The Underground Railroad by Colson Whitehead
Betting on which novels will endure to become part of the literary canon is a sucker’s game, but I am a sucker. I think Whitehead enters the 2020s as the greatest living American novelist, and The Underground Railroad is now his signature work. A blend of historical fiction with a slight but evocative overlaying of speculative fiction, it also signifies the influence of genre on literary writing. Is genre encroaching on literary fiction? Or is capital L literature co-opting it? Either way, The Underground Railroad feels like a classic in that it is both of a moment but also for all time.

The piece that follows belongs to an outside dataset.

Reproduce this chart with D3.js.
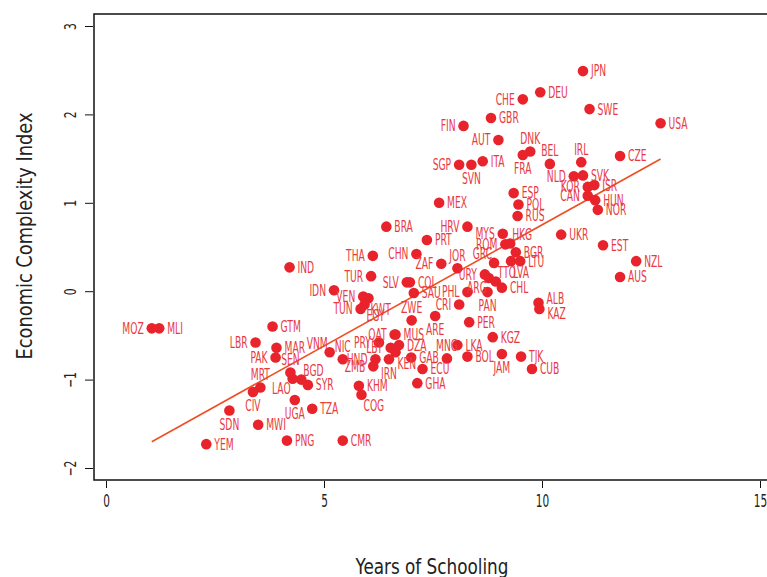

Everything I Never Told You by Celeste Ng
Ng is now a bankable writer of fiction that straddles commercial and literary fiction—in fact, she might be the most bankable. I think this is a crown that is interesting to trace through time. Ten or 15 years ago, it was worn by Jonathan Franzen. With two big-time hits under her belt and adaptations on the way, Ng seems poised to wear it for a good bit longer.
Milk and Honey by Rupi Kaur
Go to Target and you will not only see Milk and Honey but a cluster of other books of poetry that look an awful lot like it sitting there. Spawning a bunch of titles influenced by your work is one thing, but Kaur’s Instagram-friendly brand of poetry is now a genre of its own.
Dog Man Volume 1 by Dav Pilkey
Do you know how many books Dog Man and its middle grade comic brethren like Diary of a Wimpy Kid sell? Millions and millions of copies a year. Grade schoolers are going to talk about Kinney and Pilkey like my generation talked about Calvin & Hobbes. And maybe more. Middle grade became the locus of activity in children’s publishing over the last ten years, and every installment of these series just sells more. Eventually this will ebb, but not before tens of millions of kids make this part of the their adolescent canon.
The Life-Changing Magic of Tidying Up by Marie Kondo
Mocked. Misunderstood. And minting money. “Does it bring you joy?” is now as quotable as “we’re not in Kansas anymore.” How many slight works of home organization do that? Exactly one.